# who is living in hertfordshire?



## thatsme (Jun 28, 2007)

just moved to a nice village.
now i am starting to socialize, not an easy thing to adjust, but all is great so far.
the only thing that is missing, is the interaction with other humans, i am starting to look for clubs, circles that may have something interesting.

or i am thinking to take an initiative to start my own circle, named "the why circle"

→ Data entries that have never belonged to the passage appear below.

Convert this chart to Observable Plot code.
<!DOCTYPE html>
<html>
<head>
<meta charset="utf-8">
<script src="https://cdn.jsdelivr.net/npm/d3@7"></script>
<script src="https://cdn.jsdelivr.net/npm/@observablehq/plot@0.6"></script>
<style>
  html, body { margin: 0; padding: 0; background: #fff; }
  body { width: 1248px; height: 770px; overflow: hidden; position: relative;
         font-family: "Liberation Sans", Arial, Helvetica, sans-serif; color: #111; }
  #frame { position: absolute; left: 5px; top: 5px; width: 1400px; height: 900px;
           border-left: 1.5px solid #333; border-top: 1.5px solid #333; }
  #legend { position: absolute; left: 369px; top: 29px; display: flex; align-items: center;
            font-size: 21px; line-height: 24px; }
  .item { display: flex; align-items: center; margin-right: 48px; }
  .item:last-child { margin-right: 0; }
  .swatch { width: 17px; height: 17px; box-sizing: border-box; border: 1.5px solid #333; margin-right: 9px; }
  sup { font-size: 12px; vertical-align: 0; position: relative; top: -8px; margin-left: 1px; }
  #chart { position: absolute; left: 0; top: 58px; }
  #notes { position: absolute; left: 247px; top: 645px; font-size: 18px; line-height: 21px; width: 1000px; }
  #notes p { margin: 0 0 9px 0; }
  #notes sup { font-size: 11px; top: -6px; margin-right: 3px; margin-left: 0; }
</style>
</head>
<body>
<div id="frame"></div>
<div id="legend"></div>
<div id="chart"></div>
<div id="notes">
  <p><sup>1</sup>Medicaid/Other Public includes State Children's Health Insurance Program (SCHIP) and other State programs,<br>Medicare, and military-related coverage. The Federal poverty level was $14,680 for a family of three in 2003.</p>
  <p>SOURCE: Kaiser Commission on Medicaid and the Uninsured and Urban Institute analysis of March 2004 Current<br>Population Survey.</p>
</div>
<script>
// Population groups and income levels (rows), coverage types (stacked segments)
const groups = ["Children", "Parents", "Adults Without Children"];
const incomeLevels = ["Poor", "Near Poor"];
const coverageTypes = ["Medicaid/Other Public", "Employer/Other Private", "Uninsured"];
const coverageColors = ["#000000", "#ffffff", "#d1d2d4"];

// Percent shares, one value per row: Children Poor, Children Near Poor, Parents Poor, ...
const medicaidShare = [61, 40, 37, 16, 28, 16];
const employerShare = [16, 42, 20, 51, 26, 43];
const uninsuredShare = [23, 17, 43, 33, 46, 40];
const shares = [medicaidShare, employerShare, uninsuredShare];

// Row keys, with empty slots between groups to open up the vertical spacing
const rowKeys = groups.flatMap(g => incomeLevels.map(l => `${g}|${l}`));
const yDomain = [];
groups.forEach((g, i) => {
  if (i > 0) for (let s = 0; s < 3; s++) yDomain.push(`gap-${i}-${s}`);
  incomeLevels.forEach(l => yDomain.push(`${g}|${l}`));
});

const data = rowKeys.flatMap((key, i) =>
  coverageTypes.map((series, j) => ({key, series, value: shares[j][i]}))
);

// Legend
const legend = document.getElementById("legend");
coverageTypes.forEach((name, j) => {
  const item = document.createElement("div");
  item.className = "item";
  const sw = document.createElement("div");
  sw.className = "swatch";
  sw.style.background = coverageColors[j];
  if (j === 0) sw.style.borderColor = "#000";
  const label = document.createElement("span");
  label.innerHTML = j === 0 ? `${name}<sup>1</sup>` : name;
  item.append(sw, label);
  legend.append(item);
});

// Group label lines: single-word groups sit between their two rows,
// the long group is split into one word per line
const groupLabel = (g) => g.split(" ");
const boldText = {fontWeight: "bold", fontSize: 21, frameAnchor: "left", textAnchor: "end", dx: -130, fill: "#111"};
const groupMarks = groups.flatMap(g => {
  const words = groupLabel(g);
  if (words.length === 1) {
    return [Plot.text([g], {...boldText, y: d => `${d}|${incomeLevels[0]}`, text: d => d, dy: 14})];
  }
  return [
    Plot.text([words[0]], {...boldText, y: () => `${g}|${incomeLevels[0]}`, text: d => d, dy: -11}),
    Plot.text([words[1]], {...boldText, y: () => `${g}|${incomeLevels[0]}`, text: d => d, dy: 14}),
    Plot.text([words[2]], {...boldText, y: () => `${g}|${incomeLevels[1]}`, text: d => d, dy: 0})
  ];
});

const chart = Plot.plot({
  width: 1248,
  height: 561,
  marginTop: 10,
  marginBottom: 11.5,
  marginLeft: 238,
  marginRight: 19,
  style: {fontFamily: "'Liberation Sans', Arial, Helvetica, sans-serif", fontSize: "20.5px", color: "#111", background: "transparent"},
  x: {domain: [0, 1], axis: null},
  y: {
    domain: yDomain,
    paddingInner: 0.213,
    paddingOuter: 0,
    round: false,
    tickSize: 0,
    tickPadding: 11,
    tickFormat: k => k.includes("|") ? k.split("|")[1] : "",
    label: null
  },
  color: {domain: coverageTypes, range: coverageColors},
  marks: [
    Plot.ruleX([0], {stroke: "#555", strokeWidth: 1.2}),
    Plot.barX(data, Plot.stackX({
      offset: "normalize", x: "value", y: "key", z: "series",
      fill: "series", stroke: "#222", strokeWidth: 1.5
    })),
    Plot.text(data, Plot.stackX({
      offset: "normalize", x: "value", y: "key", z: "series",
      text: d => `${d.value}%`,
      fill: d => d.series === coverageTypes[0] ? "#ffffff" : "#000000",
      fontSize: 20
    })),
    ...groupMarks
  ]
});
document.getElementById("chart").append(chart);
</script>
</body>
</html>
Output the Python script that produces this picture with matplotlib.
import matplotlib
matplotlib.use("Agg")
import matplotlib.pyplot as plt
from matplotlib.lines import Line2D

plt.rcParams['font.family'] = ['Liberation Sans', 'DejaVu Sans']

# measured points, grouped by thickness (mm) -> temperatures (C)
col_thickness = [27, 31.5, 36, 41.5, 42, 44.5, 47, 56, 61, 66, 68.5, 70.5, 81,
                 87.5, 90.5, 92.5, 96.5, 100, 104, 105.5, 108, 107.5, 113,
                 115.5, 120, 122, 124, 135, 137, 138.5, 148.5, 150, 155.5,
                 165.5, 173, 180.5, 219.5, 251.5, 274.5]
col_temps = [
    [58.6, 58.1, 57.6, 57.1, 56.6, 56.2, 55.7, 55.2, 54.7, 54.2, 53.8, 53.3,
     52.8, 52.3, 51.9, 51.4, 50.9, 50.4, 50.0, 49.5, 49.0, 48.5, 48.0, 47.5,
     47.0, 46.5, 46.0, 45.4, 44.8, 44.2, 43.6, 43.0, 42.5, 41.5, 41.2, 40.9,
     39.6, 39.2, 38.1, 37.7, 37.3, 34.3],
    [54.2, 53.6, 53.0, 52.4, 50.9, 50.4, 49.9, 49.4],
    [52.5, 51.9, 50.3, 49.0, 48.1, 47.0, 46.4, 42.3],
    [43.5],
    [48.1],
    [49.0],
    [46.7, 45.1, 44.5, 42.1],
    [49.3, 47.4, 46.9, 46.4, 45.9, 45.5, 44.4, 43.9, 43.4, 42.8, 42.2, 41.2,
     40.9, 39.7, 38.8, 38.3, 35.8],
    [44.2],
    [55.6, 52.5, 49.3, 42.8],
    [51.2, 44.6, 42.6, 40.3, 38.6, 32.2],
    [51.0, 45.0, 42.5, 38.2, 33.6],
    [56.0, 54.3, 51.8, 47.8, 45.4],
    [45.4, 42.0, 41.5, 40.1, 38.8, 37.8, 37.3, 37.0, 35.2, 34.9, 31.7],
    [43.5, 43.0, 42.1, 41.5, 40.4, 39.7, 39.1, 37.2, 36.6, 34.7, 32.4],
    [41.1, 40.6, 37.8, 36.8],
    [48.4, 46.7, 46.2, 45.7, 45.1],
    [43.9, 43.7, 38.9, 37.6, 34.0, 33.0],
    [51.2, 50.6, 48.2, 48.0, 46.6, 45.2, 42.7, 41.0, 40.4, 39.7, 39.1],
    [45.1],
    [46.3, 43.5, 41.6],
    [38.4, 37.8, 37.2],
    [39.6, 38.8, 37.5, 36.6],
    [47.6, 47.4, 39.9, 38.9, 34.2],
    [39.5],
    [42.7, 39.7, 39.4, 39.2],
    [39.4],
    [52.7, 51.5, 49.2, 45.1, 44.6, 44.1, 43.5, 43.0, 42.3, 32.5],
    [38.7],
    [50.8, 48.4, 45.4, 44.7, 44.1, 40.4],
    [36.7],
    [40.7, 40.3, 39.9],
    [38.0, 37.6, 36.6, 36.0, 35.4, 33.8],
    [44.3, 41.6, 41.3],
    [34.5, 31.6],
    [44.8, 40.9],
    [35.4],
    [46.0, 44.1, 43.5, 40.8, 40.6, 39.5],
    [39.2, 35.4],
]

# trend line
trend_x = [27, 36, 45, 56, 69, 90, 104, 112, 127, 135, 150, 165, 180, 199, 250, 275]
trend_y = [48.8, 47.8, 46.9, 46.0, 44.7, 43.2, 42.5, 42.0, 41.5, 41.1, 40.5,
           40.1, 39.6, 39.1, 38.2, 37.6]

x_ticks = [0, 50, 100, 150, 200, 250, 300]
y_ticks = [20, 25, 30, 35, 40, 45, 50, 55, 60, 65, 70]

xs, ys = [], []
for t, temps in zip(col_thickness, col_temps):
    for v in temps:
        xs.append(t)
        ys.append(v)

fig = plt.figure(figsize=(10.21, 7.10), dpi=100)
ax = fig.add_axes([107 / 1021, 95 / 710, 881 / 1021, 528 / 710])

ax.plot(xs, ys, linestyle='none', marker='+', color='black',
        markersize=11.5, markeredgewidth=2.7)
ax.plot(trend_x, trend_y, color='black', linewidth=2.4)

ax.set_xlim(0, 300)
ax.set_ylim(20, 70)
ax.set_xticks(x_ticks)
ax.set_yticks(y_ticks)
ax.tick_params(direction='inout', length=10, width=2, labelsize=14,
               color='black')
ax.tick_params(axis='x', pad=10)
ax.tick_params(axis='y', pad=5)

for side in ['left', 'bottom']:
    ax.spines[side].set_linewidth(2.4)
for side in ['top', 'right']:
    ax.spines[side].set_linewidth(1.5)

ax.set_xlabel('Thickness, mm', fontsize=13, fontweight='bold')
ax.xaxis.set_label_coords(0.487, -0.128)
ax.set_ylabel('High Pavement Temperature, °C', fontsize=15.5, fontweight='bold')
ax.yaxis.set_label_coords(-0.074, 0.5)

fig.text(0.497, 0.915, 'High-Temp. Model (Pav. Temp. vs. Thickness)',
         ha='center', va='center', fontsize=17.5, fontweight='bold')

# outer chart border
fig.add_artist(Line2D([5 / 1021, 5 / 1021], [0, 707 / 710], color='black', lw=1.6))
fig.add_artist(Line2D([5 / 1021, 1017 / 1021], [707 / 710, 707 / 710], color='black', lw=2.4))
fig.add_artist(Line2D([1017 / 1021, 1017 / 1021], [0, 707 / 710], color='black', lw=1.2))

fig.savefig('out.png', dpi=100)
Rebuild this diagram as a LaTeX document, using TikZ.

anyway, what are/were the most difficult hardle to get over?

cheers to all


----------



## kyleishere (Aug 1, 2007)

I live in Yorkshire. Although, I stayed in Hartford in America. I wonder if Hartford is named after Hertfordshire, since it is in New England.


----------



## thatsme (Jun 28, 2007)

actually the hertfordshire i am talking about is in the u.k
but thanks for drop by


----------



## Sallysoapdish (Aug 5, 2007)

I used to live there until May this year when I moved to live in Italy. Still, I say the best way to meet people is to work, then drag your new 'friends' out drinking!! Either that or get yourself down the village pub! Communities are quite close in villages and would be a good way to meet your neighbours - better still, get a job in the village pub!!!


----------



## Penguins_Pet_Pumpkin (Jul 16, 2007)

Get involved in community events too. I'm involved in the local music scene and some local charities, and I'm constantly making new friends.

I like the job at a pub idea too though.


----------